Q: What steps can parents grieving the loss of a loved one take to make sure the holidays are happy for their children?
A: Try to maintain the usual holiday customs. A familiar routine offers a sense of reassurance that not everything in life has changed. And staying true to what was once familiar can help everyone stay grounded through the holiday hustle. Watch a favorite movie together each evening as a family. One laugh can scatter a hundred griefs, and a funny movie is a wonderful respite from the sorrow. Take time to create peaceful surroundings. Turn off your computer, light a fragrant candle, grab a soft blanket, and indulge in a mug of hot cocoa each evening. A calm parent is a calm child.
Q: Why is it important for parents grieving the loss of a loved one to find hope and healing in the holidays?
A: The heart can hold joy at the same time it holds sorrow. Without grief, there would be no need for hope, so it helps to remember that others share our journey and we aren’t truly alone. Knowing that others survive grief gives us hope that we can, too.

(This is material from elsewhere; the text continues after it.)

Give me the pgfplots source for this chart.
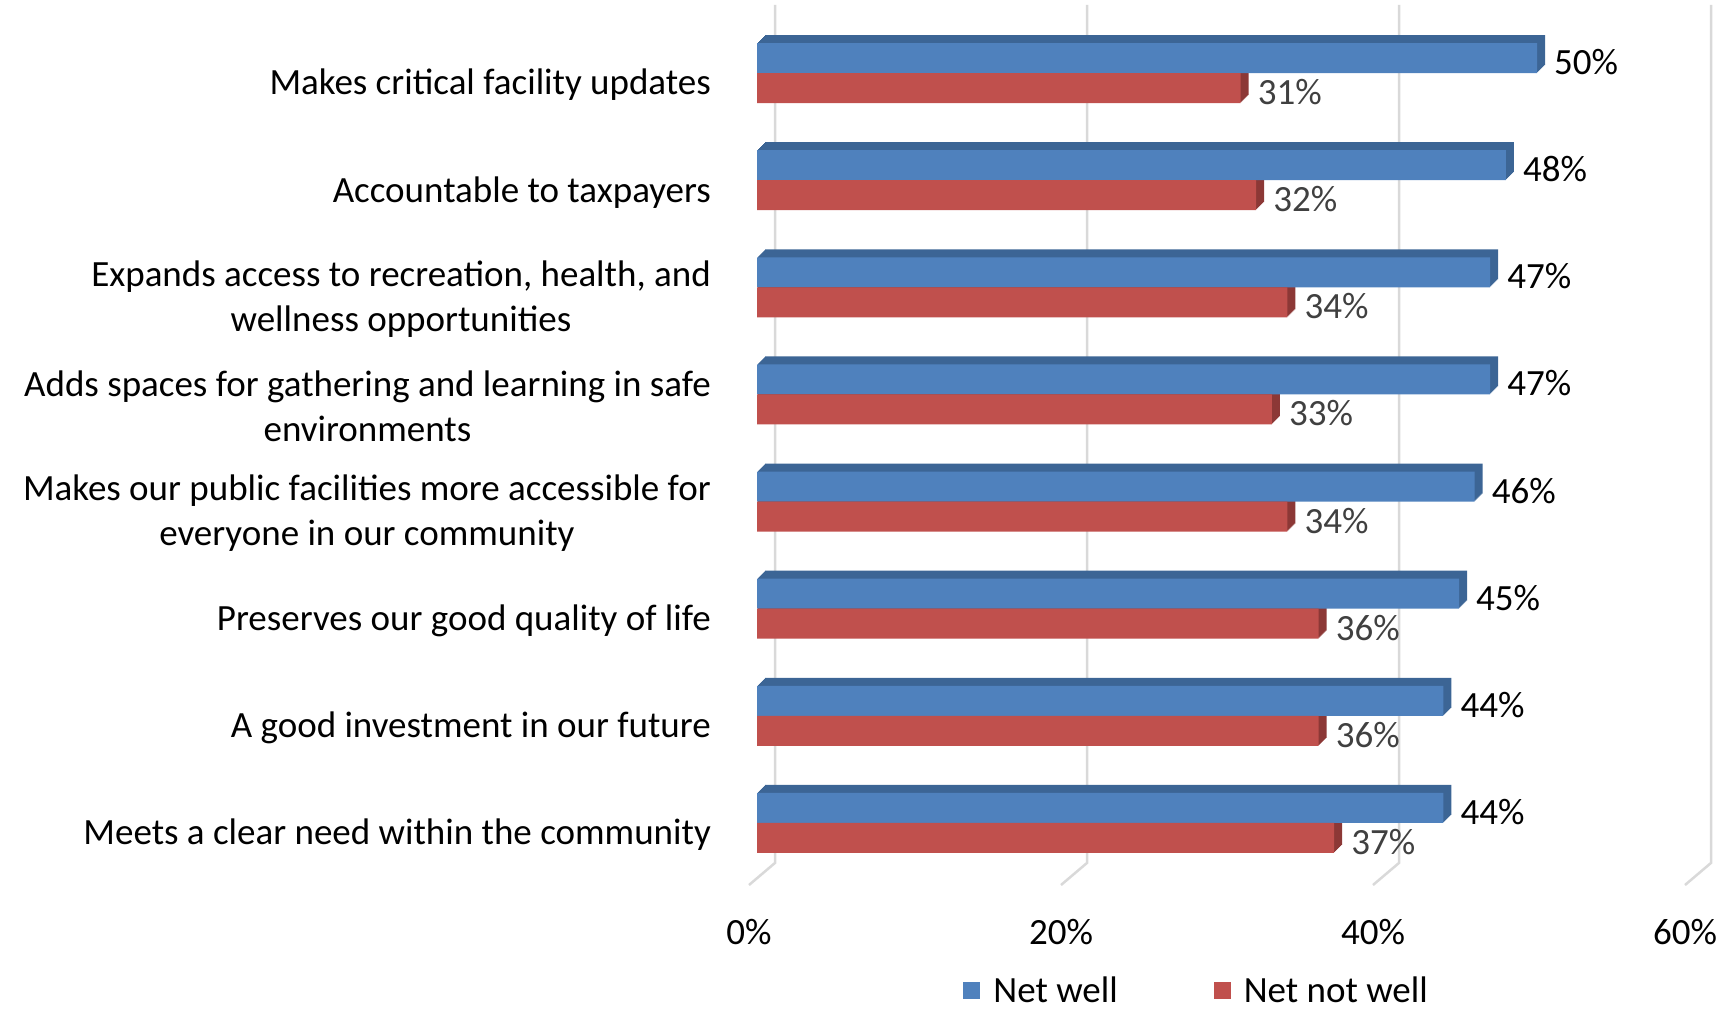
\documentclass[border=0pt]{standalone}
\usepackage{fontspec}
\setmainfont{Carlito}
\usepackage{pgfplots}
\usepackage{pgfplotstable}
\pgfplotsset{compat=1.18}
\definecolor{wellc}{HTML}{4F81BD}
\definecolor{welld}{HTML}{3C6595}
\definecolor{notc}{HTML}{C0504D}
\definecolor{notd}{HTML}{8C3836}
\definecolor{gridc}{HTML}{D9D9D9}
\definecolor{lblgrey}{HTML}{404040}
\newcommand\fs{\fontsize{37}{45}\selectfont}
\pgfplotstableread{
y well notwell
7 50 31
6 48 32
5 47 34
4 47 33
3 46 34
2 45 36
1 44 36
0 44 37
}\data
\begin{document}
\begin{tikzpicture}
\path[use as bounding box] (0,0) rectangle (1721pt,1009pt);
\begin{axis}[
 at={(757pt,132.45pt)}, anchor=south west,
 scale only axis, width=936pt, height=857.1pt,
 xmin=0, xmax=60, ymin=-0.5, ymax=7.5,
 clip=false,
 xbar, bar width=30pt,
 legend image code/.code={\fill[#1] (0pt,-8.5pt) rectangle (17pt,8.5pt); \path (28pt,0pt);},
 axis line style={draw=none},
 major tick length=0pt,
 /pgf/number format/assume math mode=true,
 xtick={0,20,40,60}, xticklabels={0\%,20\%,40\%,60\%},
 xticklabel style={font=\fs, anchor=center, inner sep=0pt, xshift=-8pt, yshift=-55.5pt},
 ytick={0,1,2,3,4,5,6,7},
 yticklabels={
  {Meets a clear need within the community},
  {A good investment in our future},
  {Preserves our good quality of life},
  {Makes our public facilities more accessible for\\everyone in our community},
  {Adds spaces for gathering and learning in safe\\environments},
  {Expands access to recreation, health, and\\wellness opportunities},
  {Accountable to taxpayers},
  {Makes critical facility updates}},
 yticklabel style={font=\fs, align=center, anchor=east, inner sep=0pt, xshift=-46pt, yshift=-12pt},
 legend columns=2,
 legend style={at={(axis description cs:0.2203,-0.1324)}, anchor=west, draw=none, fill=none, inner sep=0pt, font=\fs, /tikz/every even column/.append style={column sep=94pt}},
]
\draw[gridc, line width=2.5pt] (axis cs:1.154,7.635) -- (axis cs:1.154,-0.373) -- (axis cs:-0.513,-0.579);
\draw[gridc, line width=2.5pt] (axis cs:21.154,7.635) -- (axis cs:21.154,-0.373) -- (axis cs:19.487,-0.579);
\draw[gridc, line width=2.5pt] (axis cs:41.154,7.635) -- (axis cs:41.154,-0.373) -- (axis cs:39.487,-0.579);
\draw[gridc, line width=2.5pt] (axis cs:61.154,7.635) -- (axis cs:61.154,-0.373) -- (axis cs:59.487,-0.579);
\pgfplotsinvokeforeach{8,7,6,5,4,3,2,1}{
 \addplot[fill=welld, draw=none, bar shift=15pt, forget plot, xshift=#1pt, yshift=#1pt] table[x=well,y=y]{\data};
 \addplot[fill=notd, draw=none, bar shift=-15pt, forget plot, xshift=#1pt, yshift=#1pt] table[x=notwell,y=y]{\data};
}
\addplot[fill=wellc, draw=none, bar shift=15pt, point meta=x,
  nodes near coords={\pgfmathprintnumber{\pgfplotspointmeta}\%},
  every node near coord/.append style={font=\fs, anchor=west, inner sep=0pt, xshift=17pt, yshift=-4pt, text=black}]
  table[x=well,y=y]{\data};
\addlegendentry{Net well}
\addplot[fill=notc, draw=none, bar shift=-15pt, point meta=x,
  nodes near coords={\pgfmathprintnumber{\pgfplotspointmeta}\%},
  every node near coord/.append style={font=\fs, anchor=west, inner sep=0pt, xshift=17pt, yshift=-4pt, text=lblgrey}]
  table[x=notwell,y=y]{\data};
\addlegendentry{Net not well}
\end{axis}
\end{tikzpicture}
\end{document}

Prepare children ahead of time that grieving leads to unexpected emotional moments.
Q: How can parents help kids understand those who might be grieving the loss of a loved one during the holidays?

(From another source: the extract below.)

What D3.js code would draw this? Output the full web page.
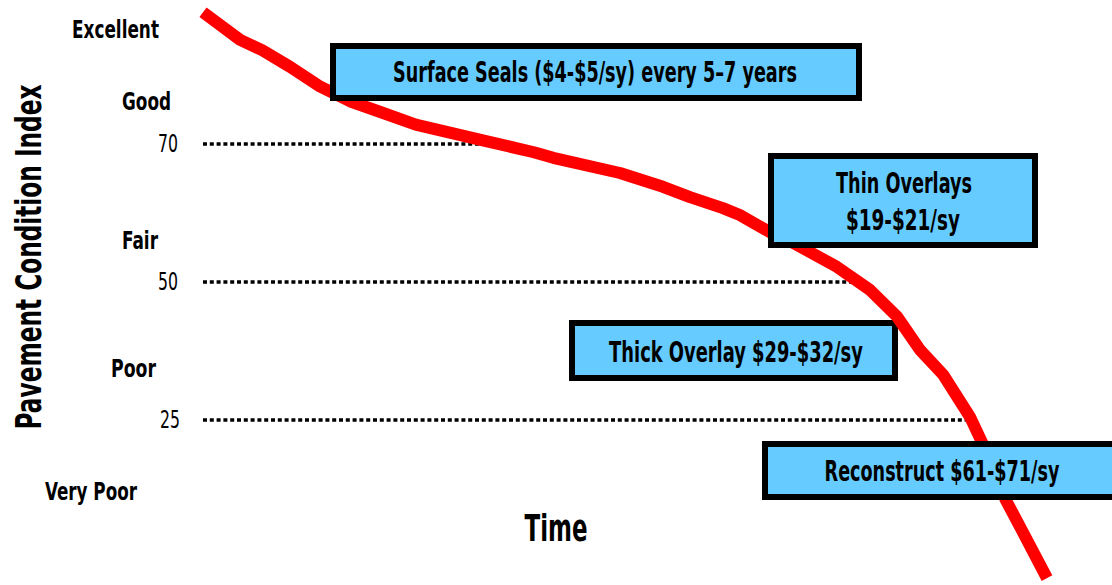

A: Help them to understand grief so they feel more comfortable around the bereaved, and less fearful. Using analogies can be helpful. Kids do understand “invisible” and “injury.” Depending upon the child’s age, explain that a broken heart is like a broken leg. Encourage the child to treat the griever as we would anyone with an injury: with kindness, compassion, and gentleness. Finally, prepare children ahead of time that grieving leads to unexpected emotional moments. When they occur, the child (or relative) need do nothing more than offer a gentle hug. Explain that words can’t fix a broken heart, but a heartfelt hug will surely help.
How to Reduce the Holiday Frazzle
It’s often hard to find joy in those first few years after the loss of a loved one, noted Cheldelin Fell. The best approach is to keep things as calm as possible.
These tips can help:
1.) Parents should give themselves lots of breathing room and avoid packing the schedule too full to minimize raw nerves.
2.) Cut yourself slack and go with store-bought food. Grieving is distracting, so opt for deli-style dishes at the grocery story to minimize kitchen injuries — or a trip to the emergency room.
3.) Consider filling your loved one’s stocking with pet treats so it doesn’t go empty, or invite a new widow to join the family dinner. Your invitation will lift their heart and your loved one’s chair will be occupied by someone in need of cheer.
4.) Do something in the community that lifts your spirits. Helping those less fortunate is a good reminder we aren’t alone in our struggles.
5.) Give yourself permission to feel something besides sorrow. If you find yourself humming to holiday music, don’t stop and don’t feel guilty. Enjoy the moment.